Legacy Institutions, and Why the Bureaucracy Always Comes First, and the Students Come Second

By Stevemiranda

I visitor came to PSCS today and used a phrase I’d never heard: “legacy institution.”

He said, “You get these legacy institutions that are designed to first serve the bureaucracy, the administrating of the program. The kids come second.”

He was referring to big box traditional schools that serve thousands of kids. He continued, “We need to create schools that handle students’ needs first.”

I knew exactly what he was talking about: I spent 10 years teaching in a big box traditional school before coming to PSCS.

Here’s a story that illustrates the point: I taught a philosophy class for seniors that consisted almost entirely of discussions about the reading I had assigned for homework. I made a request to the schedule maker: please do not assign this class to first period. It’s really hard for kids to have conversations about abstract ideas at 7:40 a.m. Any other period is fine. Please do not assign this class to first period.

Of course, it was assigned to first period. When I complained, the response came back, “That was the only slot where we could make it work with the overall master schedule.”

I have no doubt that was true. And, I have no doubt that the individuals involved did their very best to accommodate my request. But that didn’t change the fact that the bureaucracy came first, and the students came second.

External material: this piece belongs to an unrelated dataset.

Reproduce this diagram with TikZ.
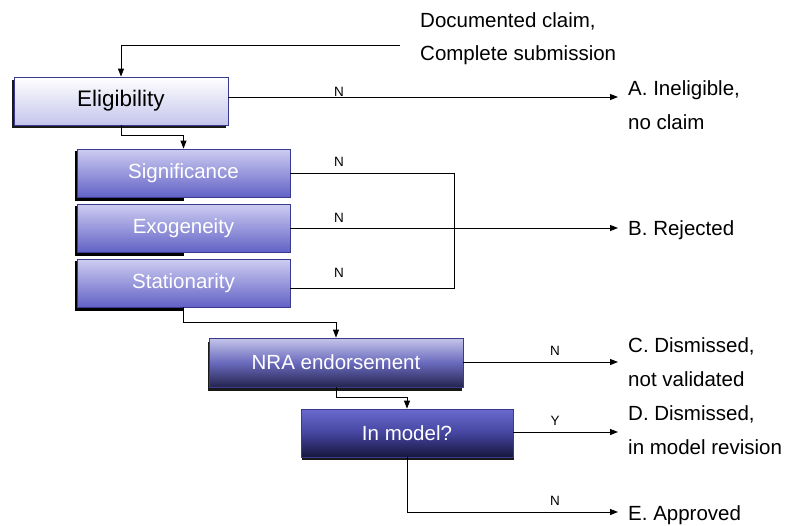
\documentclass[tikz,border=0pt]{standalone}
\usepackage{fontspec}
\setmainfont{Liberation Sans}
\usetikzlibrary{arrows.meta,shadows,backgrounds}
\definecolor{boxedge}{HTML}{3A3A90}
\definecolor{eligbot}{HTML}{C5C5EC}
\definecolor{lavtop}{HTML}{CDCDF2}
\definecolor{bluebot}{HTML}{6262C6}
\definecolor{nratop}{HTML}{C6C6EA}
\definecolor{nramid}{HTML}{6A6ABE}
\definecolor{nrabot}{HTML}{25254F}
\definecolor{inmtop}{HTML}{6A6ACE}
\definecolor{inmmid}{HTML}{4545A0}
\definecolor{inmbot}{HTML}{16163E}
\begin{document}
\begin{tikzpicture}[x=1pt,y=-1pt,
  basebox/.style={draw=boxedge, line width=0.8pt, inner sep=0pt, minimum width=213pt, minimum height=48pt},
  eligbox/.style={basebox, minimum width=214pt, top color=white, bottom color=eligbot, text=black,
     font=\fontsize{22.5}{26}\selectfont,
     drop shadow={shadow xshift=-2pt, shadow yshift=-3pt, fill=black, opacity=0.9}},
  critbox/.style={basebox, top color=lavtop, bottom color=bluebot, text=white, font=\fontsize{20.5}{24}\selectfont},
  nrabox/.style={basebox, minimum width=254pt, minimum height=49pt, top color=nratop, bottom color=nrabot, middle color=nramid,
     text=white, font=\fontsize{20.5}{24}\selectfont,
     drop shadow={shadow xshift=-1.5pt, shadow yshift=-3.5pt, fill=black, opacity=0.9}},
  inmbox/.style={basebox, minimum width=212pt, top color=inmtop, bottom color=inmbot, middle color=inmmid,
     text=white, font=\fontsize{20.5}{24}\selectfont,
     drop shadow={shadow xshift=0.5pt, shadow yshift=-3pt, fill=black, opacity=0.9}},
  arr/.style={line width=1pt, -{Triangle[length=8pt,width=6pt]}},
  plain/.style={line width=1pt},
  nlab/.style={anchor=base, inner sep=0pt, font=\fontsize{13.5}{15}\selectfont},
  outlab/.style={anchor=base west, inner sep=0pt, font=\fontsize{20.5}{24}\selectfont},
]
\useasboundingbox (0,0) rectangle (787,525);

% boxes
\node[eligbox] (elig) at (121,101) {Eligibility};
\node[critbox] (sig) at (183.5,173) {Significance};
\node[critbox] (exo) at (183.5,228) {Exogeneity};
\node[critbox] (sta) at (183.5,283) {Stationarity};
\node[nrabox] (nra) at (336,362.5) {NRA endorsement};
\node[inmbox] (inm) at (407,433) {In model?};

\begin{scope}[on background layer]
  \fill[white] (0,0) rectangle (787,525);
  \foreach \b in {sig,exo,sta}
    \fill[black] ([shift={(-1.5,2)}]\b.north west) rectangle ([shift={(0,4)}]\b.south);
\end{scope}

% texts
\node[outlab] (doc1) at (420,27) {Documented claim,};
\node[outlab] (doc2) at (420,60) {Complete submission};
\node[outlab] (A1) at (628,95) {A. Ineligible,};
\node[outlab] (A2) at (628,129) {no claim};
\node[outlab] (B1) at (628,235) {B. Rejected};
\node[outlab] (C1) at (628,352) {C. Dismissed,};
\node[outlab] (C2) at (628,386) {not validated};
\node[outlab] (D1) at (628,420) {D. Dismissed,};
\node[outlab] (D2) at (628,454) {in model revision};
\node[outlab] (E1) at (628,520) {E. Approved};

% connector coordinates
\coordinate (src) at (400,45);
\coordinate (tipA) at (618,97);
\coordinate (jt) at (454,173);
\coordinate (jb) at (454,288);
\coordinate (tipB) at (618,228);
\coordinate (tipC) at (618,362);
\coordinate (tipD) at (618,432);
\coordinate (tipE) at (618,512);

% connectors
\draw[arr] (src) -| (elig.north);
\draw[arr] (elig.east |- tipA) -- (tipA);
\draw[arr] (elig.south) -- ++(0,10) -| (sig.north);
\draw[plain] (sig.east |- jt) -- (jt) -- (jb) -- (sta.east |- jb);
\draw[arr] (exo.east |- tipB) -- (tipB);
\draw[arr] (sta.south) -- ++(0,15) -| (nra.north);
\draw[arr] (nra.east |- tipC) -- (tipC);
\draw[arr] (nra.south) -- ++(0,10) -| (inm.north);
\draw[arr] (inm.east |- tipD) -- (tipD);
\draw[arr] (inm.south) |- (tipE);

% branch labels
\node[nlab] (n1) at (339,96) {N};
\node[nlab] (n2) at (339,166) {N};
\node[nlab] (n3) at (339,222) {N};
\node[nlab] (n4) at (339,277) {N};
\node[nlab] (n5) at (555,355) {N};
\node[nlab] (y1) at (555,425) {Y};
\node[nlab] (n6) at (555,505) {N};
\end{tikzpicture}
\end{document}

Here’s another one (there are hundreds of examples of this that I could cite, but these are the first two that came to mind): a senior received her schedule of classes in the mail, only to learn that she hadn’t been enrolled in one specific class that was required to graduate. Incredulous, she visiting the counseling office only to find out that there were no more spots available in any sections of that class; to add her to the attendance list would put the teacher over the maximum number students allowed in the class, which would violate union rules.

It took many hours of standing in line, sitting in waiting rooms, phone calls from parents, and endless meetings, but she ended up getting into the class she needed. But the point remains: the bureaucracy came first, and the student came second.

This may seem like business as usual, that it’s completely common for things like that happen when you’ve 1600 students packed into one building. Get used to it. And that’s what we’ve done, we’ve gotten used to it. This is what we have come to expect from big box schools, our “legacy institutions.”

My point is that we don’t have to merely get used to it. At PSCS, we use a unique scheduling process where the only classes that get added to the master schedule are ones that have been prioritized by students. If there’s a conflict—say, one student wants Algebra II to be in third slot on Tuesdays but another wants it to be in second slot—the students are empowered to work it out and then report back to the teacher who’s putting all the pieces together. It’s a collaborative process. The students come first, and any bureaucracy that’s needed to run the administration must serve the students first.

It’s such a simple concept.

* * *

I looked up “legacy” in the dictionary, just for kicks. Here’s what I found: anything handed down from the past, as from an ancestor or predecessor.

We’ve been handed legacy institutions from our ancestors from the factory economy, in which the individual was subordinate to the machine. We now live in a creative economy, which requires new kinds of institutions. The only thing stopping us from changing them is our collective belief that this is normal, that it’s acceptable for things to be this way.